_LISTING_
▬▬▬

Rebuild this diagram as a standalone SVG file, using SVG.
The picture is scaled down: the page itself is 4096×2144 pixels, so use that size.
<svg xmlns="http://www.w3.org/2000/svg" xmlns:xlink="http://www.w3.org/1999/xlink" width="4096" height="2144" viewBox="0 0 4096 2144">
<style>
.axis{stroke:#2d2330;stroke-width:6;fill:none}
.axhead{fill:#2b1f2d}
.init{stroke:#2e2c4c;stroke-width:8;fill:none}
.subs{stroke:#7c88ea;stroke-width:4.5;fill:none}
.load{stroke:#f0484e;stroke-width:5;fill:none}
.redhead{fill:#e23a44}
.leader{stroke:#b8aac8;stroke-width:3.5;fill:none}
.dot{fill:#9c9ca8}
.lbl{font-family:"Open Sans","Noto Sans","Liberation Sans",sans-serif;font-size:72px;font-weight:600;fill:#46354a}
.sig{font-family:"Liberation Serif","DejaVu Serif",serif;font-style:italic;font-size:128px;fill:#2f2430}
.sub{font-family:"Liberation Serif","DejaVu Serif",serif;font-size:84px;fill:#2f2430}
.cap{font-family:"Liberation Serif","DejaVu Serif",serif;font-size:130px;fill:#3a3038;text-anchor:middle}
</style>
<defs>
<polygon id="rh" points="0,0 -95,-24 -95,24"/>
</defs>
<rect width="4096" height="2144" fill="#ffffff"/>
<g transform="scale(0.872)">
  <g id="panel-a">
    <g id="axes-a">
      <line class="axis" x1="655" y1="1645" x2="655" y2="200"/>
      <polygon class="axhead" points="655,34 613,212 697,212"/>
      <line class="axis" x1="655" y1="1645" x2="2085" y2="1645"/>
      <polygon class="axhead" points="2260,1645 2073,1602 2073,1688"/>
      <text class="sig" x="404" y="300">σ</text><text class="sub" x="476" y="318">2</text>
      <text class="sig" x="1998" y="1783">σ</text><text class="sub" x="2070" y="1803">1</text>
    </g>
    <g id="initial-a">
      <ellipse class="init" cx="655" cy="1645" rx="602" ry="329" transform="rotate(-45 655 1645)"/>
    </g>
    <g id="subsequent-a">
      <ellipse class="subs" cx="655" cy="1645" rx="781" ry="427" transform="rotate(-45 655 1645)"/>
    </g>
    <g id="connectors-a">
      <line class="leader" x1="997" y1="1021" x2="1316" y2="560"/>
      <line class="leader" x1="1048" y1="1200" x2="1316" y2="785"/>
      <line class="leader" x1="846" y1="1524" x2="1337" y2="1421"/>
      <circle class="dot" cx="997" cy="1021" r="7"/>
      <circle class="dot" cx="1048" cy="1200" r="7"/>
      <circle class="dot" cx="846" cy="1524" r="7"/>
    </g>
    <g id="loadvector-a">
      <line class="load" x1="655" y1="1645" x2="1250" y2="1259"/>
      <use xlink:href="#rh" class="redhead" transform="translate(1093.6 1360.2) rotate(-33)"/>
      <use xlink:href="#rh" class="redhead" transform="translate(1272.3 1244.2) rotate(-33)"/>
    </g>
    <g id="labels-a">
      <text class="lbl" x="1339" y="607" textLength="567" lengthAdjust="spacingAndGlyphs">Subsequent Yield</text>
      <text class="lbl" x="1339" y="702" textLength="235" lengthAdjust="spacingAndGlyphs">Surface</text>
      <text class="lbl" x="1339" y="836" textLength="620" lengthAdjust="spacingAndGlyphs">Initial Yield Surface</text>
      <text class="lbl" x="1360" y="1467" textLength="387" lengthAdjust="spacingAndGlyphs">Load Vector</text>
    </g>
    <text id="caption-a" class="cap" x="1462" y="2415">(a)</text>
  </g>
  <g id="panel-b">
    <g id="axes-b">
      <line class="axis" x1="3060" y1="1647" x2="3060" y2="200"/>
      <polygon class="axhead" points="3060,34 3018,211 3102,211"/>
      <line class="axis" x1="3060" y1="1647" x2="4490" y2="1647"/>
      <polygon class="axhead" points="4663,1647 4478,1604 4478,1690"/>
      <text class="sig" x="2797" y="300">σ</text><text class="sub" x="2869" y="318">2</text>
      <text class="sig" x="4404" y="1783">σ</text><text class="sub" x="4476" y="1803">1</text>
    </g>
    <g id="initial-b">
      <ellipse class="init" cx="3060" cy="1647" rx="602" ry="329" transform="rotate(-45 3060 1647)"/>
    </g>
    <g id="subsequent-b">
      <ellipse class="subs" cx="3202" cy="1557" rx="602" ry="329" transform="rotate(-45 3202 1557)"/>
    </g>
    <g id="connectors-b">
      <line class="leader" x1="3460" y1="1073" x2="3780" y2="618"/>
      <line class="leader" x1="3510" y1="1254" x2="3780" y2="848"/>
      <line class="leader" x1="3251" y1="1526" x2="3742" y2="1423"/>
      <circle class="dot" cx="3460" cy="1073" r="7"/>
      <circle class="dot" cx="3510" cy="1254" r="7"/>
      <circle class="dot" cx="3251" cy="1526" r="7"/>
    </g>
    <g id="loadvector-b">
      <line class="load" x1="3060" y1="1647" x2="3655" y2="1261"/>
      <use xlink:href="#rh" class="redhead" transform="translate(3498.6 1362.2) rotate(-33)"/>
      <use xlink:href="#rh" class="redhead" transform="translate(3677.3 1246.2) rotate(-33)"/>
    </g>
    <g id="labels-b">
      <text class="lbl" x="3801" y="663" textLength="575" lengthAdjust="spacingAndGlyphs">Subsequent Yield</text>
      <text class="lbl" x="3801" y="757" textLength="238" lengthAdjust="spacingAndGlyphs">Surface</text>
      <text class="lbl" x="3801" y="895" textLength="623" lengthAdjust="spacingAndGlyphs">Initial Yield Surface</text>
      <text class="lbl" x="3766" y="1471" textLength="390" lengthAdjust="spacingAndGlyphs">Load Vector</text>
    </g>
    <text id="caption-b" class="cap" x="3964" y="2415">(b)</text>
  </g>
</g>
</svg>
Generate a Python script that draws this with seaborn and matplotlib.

▬▬▬

_JOB_
Which lines above hold the word "that"? Copy each of them.

_EXERCISE SOLUTION_
The picture is scaled down: the page itself is 4096×2144 pixels, so use that size.
Generate a Python script that draws this with seaborn and matplotlib.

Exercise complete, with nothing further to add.